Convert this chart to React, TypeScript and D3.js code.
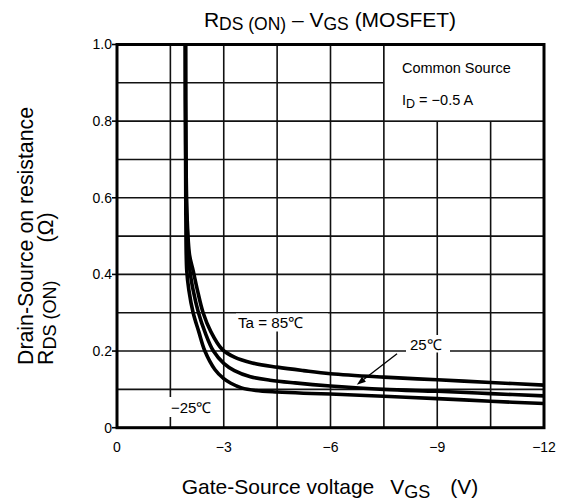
import React from "react";
import * as d3 from "d3";

// ---- data (Ta = 85 °C, 25 °C, −25 °C) ----
const vgs85 = [-1.925, -1.935, -1.97, -2.04, -2.14, -2.26, -2.42, -2.64, -2.95, -3.3, -3.8, -4.5, -5.24, -6.0, -7.5, -9.0, -10.5, -12.0];
const rds85 = [1.0, 0.75, 0.55, 0.45, 0.41, 0.359, 0.30, 0.25, 0.205, 0.184, 0.169, 0.158, 0.149, 0.141, 0.132, 0.125, 0.118, 0.111];

const vgs25 = [-1.925, -1.93, -1.96, -2.05, -2.14, -2.29, -2.47, -2.71, -3.0, -3.3, -3.75, -4.3, -5.0, -6.0, -7.5, -9.0, -10.5, -12.0];
const rds25 = [1.0, 0.75, 0.55, 0.41, 0.359, 0.30, 0.25, 0.20, 0.168, 0.149, 0.133, 0.124, 0.117, 0.109, 0.100, 0.095, 0.089, 0.083];

const vgsM25 = [-1.92, -1.925, -1.935, -1.96, -2.02, -2.14, -2.30, -2.47, -2.75, -3.0, -3.2, -3.5, -3.9, -4.5, -5.24, -6.0, -7.5, -9.0, -10.5, -12.0];
const rdsM25 = [1.0, 0.75, 0.55, 0.41, 0.359, 0.30, 0.25, 0.20, 0.152, 0.128, 0.116, 0.104, 0.097, 0.093, 0.090, 0.088, 0.082, 0.076, 0.069, 0.063];

const xTicks = [0, -3, -6, -9, -12];
const xTickLabels = ["0", "\u22123", "\u22126", "\u22129", "\u221212"];
const yTicks = [0, 0.2, 0.4, 0.6, 0.8, 1.0];
const yTickLabels = ["0", "0.2", "0.4", "0.6", "0.8", "1.0"];
const xGrid = [-1.5, -3, -4.5, -6, -7.5, -9, -10.5];
const yGrid = [0.1, 0.2, 0.3, 0.4, 0.5, 0.6, 0.7, 0.8, 0.9];

const FONT = "'Liberation Sans', Arial, Helvetica, sans-serif";

export default function App() {
  const W = 563, H = 502;
  const left = 117, right = 544, top = 44.5, bottom = 427.7;
  const x = d3.scaleLinear().domain([0, -12]).range([left, right]);
  const y = d3.scaleLinear().domain([0, 1]).range([bottom, top]);

  const line = d3
    .line<[number, number]>()
    .x((d) => x(d[0]))
    .y((d) => y(d[1]))
    .curve(d3.curveCatmullRom.alpha(0.5));

  const series = [
    vgs85.map((v, i) => [v, rds85[i]] as [number, number]),
    vgs25.map((v, i) => [v, rds25[i]] as [number, number]),
    vgsM25.map((v, i) => [v, rdsM25[i]] as [number, number]),
  ];

  // arrow for 25°C label (data units)
  const a0 = [x(-7.87), y(0.193)];
  const a1 = [x(-6.74), y(0.112)];
  const ang = Math.atan2(a1[1] - a0[1], a1[0] - a0[0]);
  const ah = 9, aw = 3.2;
  const bx = a1[0] - ah * Math.cos(ang), by = a1[1] - ah * Math.sin(ang);
  const p1 = [bx + aw * Math.sin(ang), by - aw * Math.cos(ang)];
  const p2 = [bx - aw * Math.sin(ang), by + aw * Math.cos(ang)];

  return (
    <svg width={W} height={H} style={{ position: "absolute", left: 0, top: 0, background: "#fff" }} fontFamily={FONT}>
      <defs>
        <clipPath id="plot">
          <rect x={left} y={top} width={right - left} height={bottom - top} />
        </clipPath>
      </defs>
      <rect x={0} y={0} width={W} height={H} fill="#fff" />

      {/* grid */}
      {xGrid.map((g) => (
        <line key={"xg" + g} x1={x(g)} x2={x(g)} y1={top} y2={bottom} stroke="#111" strokeWidth={1.6} />
      ))}
      {yGrid.map((g) => (
        <line key={"yg" + g} x1={left} x2={right} y1={y(g)} y2={y(g)} stroke="#111" strokeWidth={1.6} />
      ))}

      {/* legend box */}
      <rect x={x(-7.5)} y={y(1)} width={x(-12) - x(-7.5)} height={y(0.8) - y(1)} fill="#fff" stroke="#111" strokeWidth={1.6} />
      <text x={402} y={73} fontSize={14.5} fill="#000">Common Source</text>
      <text x={402} y={105} fontSize={14.5} fill="#000">
        I<tspan fontSize={12.5} dy={3}>D</tspan>
        <tspan dy={-3}> = {"\u2212"}0.5 A</tspan>
      </text>

      {/* curves */}
      <g clipPath="url(#plot)">
        {series.map((s, i) => (
          <path key={i} d={line(s) || ""} fill="none" stroke="#000" strokeWidth={3.6} strokeLinejoin="round" />
        ))}
      </g>

      {/* labels with white boxes */}
      <rect x={236} y={313.5} width={92} height={18} fill="#fff" />
      <text x={238} y={328} fontSize={15.2} fill="#000">Ta = 85{"\u2103"}</text>

      <rect x={406} y={335} width={44} height={17.5} fill="#fff" />
      <text x={410} y={350} fontSize={15} fill="#000">25{"\u2103"}</text>

      <rect x={168} y={397} width={47} height={20} fill="#fff" />
      <text x={171} y={413} fontSize={15} fill="#000">{"\u2212"}25{"\u2103"}</text>

      {/* arrow */}
      <line x1={a0[0]} y1={a0[1]} x2={bx} y2={by} stroke="#000" strokeWidth={1.3} />
      <path d={`M${a1[0]},${a1[1]}L${p1[0]},${p1[1]}L${p2[0]},${p2[1]}Z`} fill="#000" />

      {/* frame */}
      <rect x={left} y={top} width={right - left} height={bottom - top} fill="none" stroke="#000" strokeWidth={3} />

      {/* y ticks */}
      {yTicks.map((t, i) => (
        <g key={"yt" + t}>
          <line x1={left - 5} x2={left} y1={y(t)} y2={y(t)} stroke="#000" strokeWidth={1.6} />
          <text x={left - 5} y={y(t)} dy="0.35em" textAnchor="end" fontSize={14} fill="#000">
            {yTickLabels[i]}
          </text>
        </g>
      ))}
      {/* x ticks */}
      {xTicks.map((t, i) => (
        <text key={"xt" + t} x={x(t)} y={452} textAnchor="middle" fontSize={14} fill="#000">
          {xTickLabels[i]}
        </text>
      ))}

      {/* title */}
      <text x={330} y={26.5} textAnchor="middle" fontSize={21} fill="#000">
        R<tspan fontSize={17.5} dy={3.5}>DS (ON)</tspan>
        <tspan dy={-3.5}> {"\u2013"} V</tspan>
        <tspan fontSize={17.5} dy={3.5}>GS</tspan>
        <tspan dy={-3.5}> (MOSFET)</tspan>
      </text>

      {/* x axis title */}
      <text x={330} y={494} textAnchor="middle" fontSize={21} fill="#000">
        Gate-Source voltage
        <tspan dx={16}>V</tspan>
        <tspan fontSize={18} dy={3.5}>GS</tspan>
        <tspan dx={20} dy={-3.5}>(V)</tspan>
      </text>

      {/* y axis title */}
      <g transform="translate(33,365) rotate(-90)">
        <text x={0} y={0} fontSize={21.3} fill="#000">Drain-Source on resistance</text>
        <text x={0} y={19.5} fontSize={21.3} fill="#000">
          R<tspan fontSize={18} dy={3.5}>DS (ON)</tspan>
          <tspan dx={38} dy={-3.5}>({"\u03A9"})</tspan>
        </text>
      </g>
    </svg>
  );
}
# # # # # # #
* Stated task *
Write out exactly the opening lines of the data, stopping after the line that holds "0.125, 0.118, 0.111];". Exclude pictures.

* Exercise output *
Convert this chart to React, TypeScript and D3.js code.
import React from "react";
import * as d3 from "d3";

// ---- data (Ta = 85 °C, 25 °C, −25 °C) ----
const vgs85 = [-1.925, -1.935, -1.97, -2.04, -2.14, -2.26, -2.42, -2.64, -2.95, -3.3, -3.8, -4.5, -5.24, -6.0, -7.5, -9.0, -10.5, -12.0];
const rds85 = [1.0, 0.75, 0.55, 0.45, 0.41, 0.359, 0.30, 0.25, 0.205, 0.184, 0.169, 0.158, 0.149, 0.141, 0.132, 0.125, 0.118, 0.111];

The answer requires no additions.